Aarrange an address in China (usually that of a hotel, guesthouse or local agency) to receive your posted TTB permit, if flying to Lhasa.
What your tour actually involves depends on the agency. Some offer all-inclusive tours, while others will arrange transport, a guide and permits but leave accommodation, food and entry fees up to you. You can book your own train or air ticket to Lhasa or have the agency arrange this. Some airline offices and online booking agencies will sell flights to Lhasa to foreigners, but others won’t unless you can show you have a TTB permit. Some agencies require you to have a prebooked ticket out of Tibet, but most are happy for you to arrange this in Lhasa. Treks fall under the same permit requirements as normal tours.
You need to have the original permit in your hands in order to board a flight to Lhasa, so most agencies arrange to post the permit through an agency or hostel. This can cost anything from ¥25 for normal post (four working days) to ¥180/280/380 for 36-/24-/18-hour express post. A photocopy or scan of an original TTB permit is currently all that is required to board a train to Tibet, which saves on postage fees. The permit is actually free, though most agencies charge a few hundred yuan per person for the bureaucratic runaround.
Agencies can only apply for some permits 15 days before departure, so there is invariably a last-minute rush to get permits posted to you in time. Travel restrictions and closures occur without warning, as with the closure of Ngari (western Tibet) for several months in summer 2014 or the whole of Tibet for a week in June 2016. Note that official regulations change particularly quickly if there are any political disturbances. In 2012 temporary regulations were introduced requiring that groups have a minimum of five persons, all of the same nationality. A few months later Tibet was closed to foreigners completely for a short time, after two cases of self-immolation in Lhasa.

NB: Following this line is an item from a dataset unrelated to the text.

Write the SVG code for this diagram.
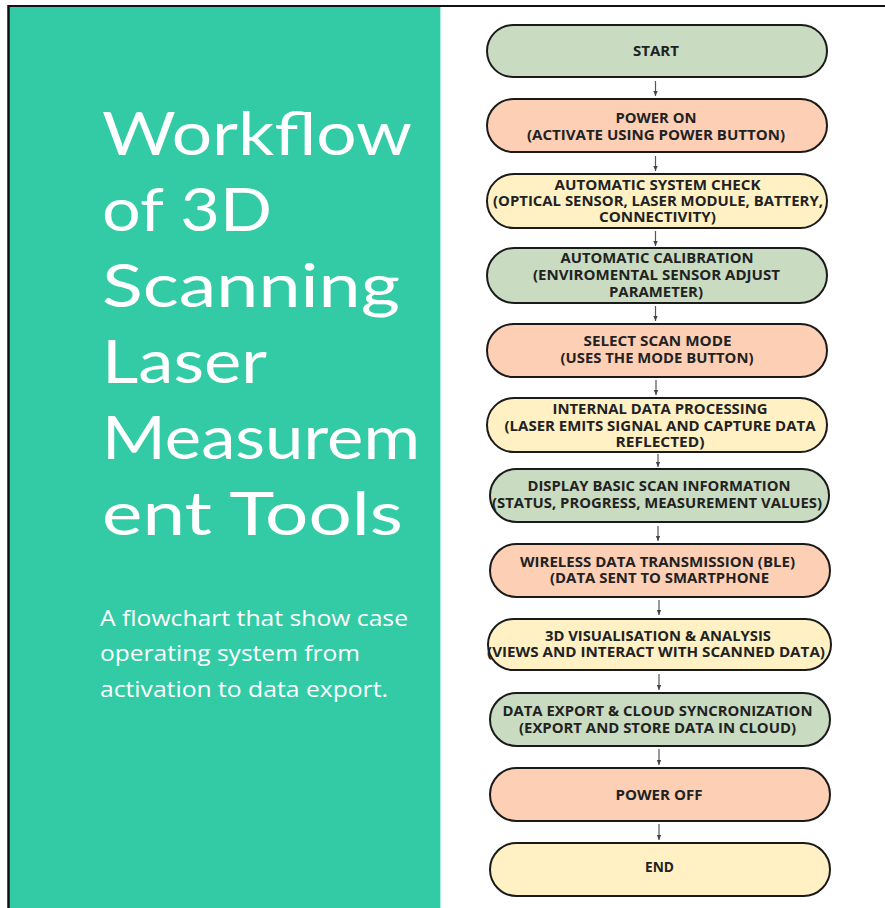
<svg xmlns="http://www.w3.org/2000/svg" width="885" height="908" viewBox="0 0 885 908">
<defs>
<marker id="ah" viewBox="0 0 6 6" refX="5" refY="3" markerWidth="6" markerHeight="6" markerUnits="userSpaceOnUse" orient="auto">
<path d="M0,0.8 L5,3 L0,5.2 Z" fill="#444"/>
</marker>
</defs>
<style>
.node rect{stroke:#1a1a1a;stroke-width:2}
.g{fill:#c9dbc0}.p{fill:#fdcfb5}.y{fill:#fff1c4}
.node text{font-family:"Open Sans","Liberation Sans",sans-serif;font-weight:700;font-size:15px;fill:#222;text-anchor:middle}
.title{font-family:Lato,"Liberation Sans",sans-serif;font-weight:400;font-size:60px;fill:#fff}
.sub{font-family:"Open Sans","Liberation Sans",sans-serif;font-size:21px;fill:#fff}
#connectors line{stroke:#555;stroke-width:1.2;marker-end:url(#ah)}
</style>
<rect x="0" y="0" width="885" height="908" fill="#fff"/>
<g id="panel">
<rect x="9" y="7" width="431" height="901" fill="#32cba6"/>
<line x1="440.5" y1="7" x2="440.5" y2="908" stroke="#aeeedd" stroke-width="1"/>
<line x1="8" y1="6" x2="885" y2="6" stroke="#111" stroke-width="2.2"/>
<line x1="8.5" y1="5" x2="8.5" y2="908" stroke="#111" stroke-width="2.5"/>
<text class="title" x="102" y="155" textLength="310" lengthAdjust="spacingAndGlyphs">Workflow</text>
<text class="title" x="102" y="231" textLength="170" lengthAdjust="spacingAndGlyphs">of 3D</text>
<text class="title" x="102" y="307" textLength="298" lengthAdjust="spacingAndGlyphs">Scanning</text>
<text class="title" x="102" y="383" textLength="165" lengthAdjust="spacingAndGlyphs">Laser</text>
<text class="title" x="102" y="459" textLength="318" lengthAdjust="spacingAndGlyphs">Measurem</text>
<text class="title" x="102" y="535" textLength="301" lengthAdjust="spacingAndGlyphs">ent Tools</text>
<text class="sub" x="100" y="626" textLength="308" lengthAdjust="spacingAndGlyphs">A flowchart that show case</text>
<text class="sub" x="100" y="661" textLength="260" lengthAdjust="spacingAndGlyphs">operating system from</text>
<text class="sub" x="100" y="697" textLength="288" lengthAdjust="spacingAndGlyphs">activation to data export.</text>
</g>
<g id="connectors">
<line x1="655.5" y1="81" x2="655.5" y2="96"/>
<line x1="655.5" y1="156" x2="655.5" y2="171"/>
<line x1="655.5" y1="231" x2="655.5" y2="246"/>
<line x1="655.5" y1="306" x2="655.5" y2="321"/>
<line x1="656" y1="380" x2="656" y2="395"/>
<line x1="658" y1="454" x2="658" y2="467"/>
<line x1="658" y1="526" x2="658" y2="541"/>
<line x1="659" y1="600" x2="659" y2="615"/>
<line x1="659" y1="674" x2="659" y2="690"/>
<line x1="659" y1="749" x2="659" y2="765"/>
<line x1="659" y1="824" x2="659" y2="840"/>
</g>
<g id="n1" class="node"><rect class="g" x="487" y="25" width="340" height="52" rx="26"/><text x="656" y="56" textLength="46" lengthAdjust="spacingAndGlyphs">START</text></g>
<g id="n2" class="node"><rect class="p" x="487" y="99" width="340" height="53" rx="26.5"/><text x="656" y="123" textLength="81" lengthAdjust="spacingAndGlyphs">POWER ON</text><text x="656" y="140" textLength="258" lengthAdjust="spacingAndGlyphs">(ACTIVATE USING POWER BUTTON)</text></g>
<g id="n3" class="node"><rect class="y" x="487" y="174" width="340" height="54" rx="27"/><text x="657.5" y="190" textLength="206" lengthAdjust="spacingAndGlyphs">AUTOMATIC SYSTEM CHECK</text><text x="658" y="206" textLength="330" lengthAdjust="spacingAndGlyphs">(OPTICAL SENSOR, LASER MODULE, BATTERY,</text><text x="657.5" y="222" textLength="117" lengthAdjust="spacingAndGlyphs">CONNECTIVITY)</text></g>
<g id="n4" class="node"><rect class="g" x="487" y="248" width="340" height="55" rx="27.5"/><text x="657" y="263" textLength="193" lengthAdjust="spacingAndGlyphs">AUTOMATIC CALIBRATION</text><text x="656.5" y="280" textLength="247" lengthAdjust="spacingAndGlyphs">(ENVIROMENTAL SENSOR ADJUST</text><text x="656" y="297" textLength="94" lengthAdjust="spacingAndGlyphs">PARAMETER)</text></g>
<g id="n5" class="node"><rect class="p" x="487" y="324" width="340" height="53" rx="26.5"/><text x="657.5" y="346" textLength="148" lengthAdjust="spacingAndGlyphs">SELECT SCAN MODE</text><text x="657" y="363" textLength="193" lengthAdjust="spacingAndGlyphs">(USES THE MODE BUTTON)</text></g>
<g id="n6" class="node"><rect class="y" x="487" y="398" width="340" height="54" rx="27"/><text x="660" y="414" textLength="215" lengthAdjust="spacingAndGlyphs">INTERNAL DATA PROCESSING</text><text x="660" y="431" textLength="311" lengthAdjust="spacingAndGlyphs">(LASER EMITS SIGNAL AND CAPTURE DATA</text><text x="660" y="447" textLength="89" lengthAdjust="spacingAndGlyphs">REFLECTED)</text></g>
<g id="n7" class="node"><rect class="g" x="490" y="469" width="339" height="53" rx="26.5"/><text x="659" y="491" textLength="263" lengthAdjust="spacingAndGlyphs">DISPLAY BASIC SCAN INFORMATION</text><text x="657" y="508" textLength="330" lengthAdjust="spacingAndGlyphs">(STATUS, PROGRESS, MEASUREMENT VALUES)</text></g>
<g id="n8" class="node"><rect class="p" x="490" y="544" width="340" height="53" rx="26.5"/><text x="657.5" y="567" textLength="275" lengthAdjust="spacingAndGlyphs">WIRELESS DATA TRANSMISSION (BLE)</text><text x="659.5" y="583" textLength="219" lengthAdjust="spacingAndGlyphs">(DATA SENT TO SMARTPHONE</text></g>
<g id="n9" class="node"><rect class="y" x="488" y="619" width="343" height="51" rx="25.5"/><text x="658" y="641" textLength="226" lengthAdjust="spacingAndGlyphs">3D VISUALISATION &amp; ANALYSIS</text><text x="656" y="657" textLength="338" lengthAdjust="spacingAndGlyphs">(VIEWS AND INTERACT WITH SCANNED DATA)</text></g>
<g id="n10" class="node"><rect class="g" x="490" y="693" width="340" height="53" rx="26.5"/><text x="657.5" y="716" textLength="310" lengthAdjust="spacingAndGlyphs">DATA EXPORT &amp; CLOUD SYNCRONIZATION</text><text x="657.5" y="733" textLength="277" lengthAdjust="spacingAndGlyphs">(EXPORT AND STORE DATA IN CLOUD)</text></g>
<g id="n11" class="node"><rect class="p" x="490" y="768" width="340" height="53" rx="26.5"/><text x="659" y="800" textLength="87" lengthAdjust="spacingAndGlyphs">POWER OFF</text></g>
<g id="n12" class="node"><rect class="y" x="490" y="843" width="340" height="53" rx="26.5"/><text x="659.5" y="872" textLength="29" lengthAdjust="spacingAndGlyphs">END</text></g>
</svg>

TTB permits are not issued in March due to the anniversary of several politically sensitive dates. Assuming the political situation is calm, permits normally start to be reissued in the last week of March and agencies only know the new season's permit regulations for sure by the end of March. The last-minute nature and uncertainty that comes with this obviously complicates booking train and flight tickets; we recommend booking a fully refundable ticket if possible and taking out trip-cancellation insurance in case your permits fail to materialise.
ALIEN'S TRAVEL PERMITS & MILITARY PERMITS
Once you have a visa and have managed to wangle a TTB permit, you might think you're home and dry. Think again. Your agency will need to arrange an alien's travel permit for most of your travels outside Lhasa.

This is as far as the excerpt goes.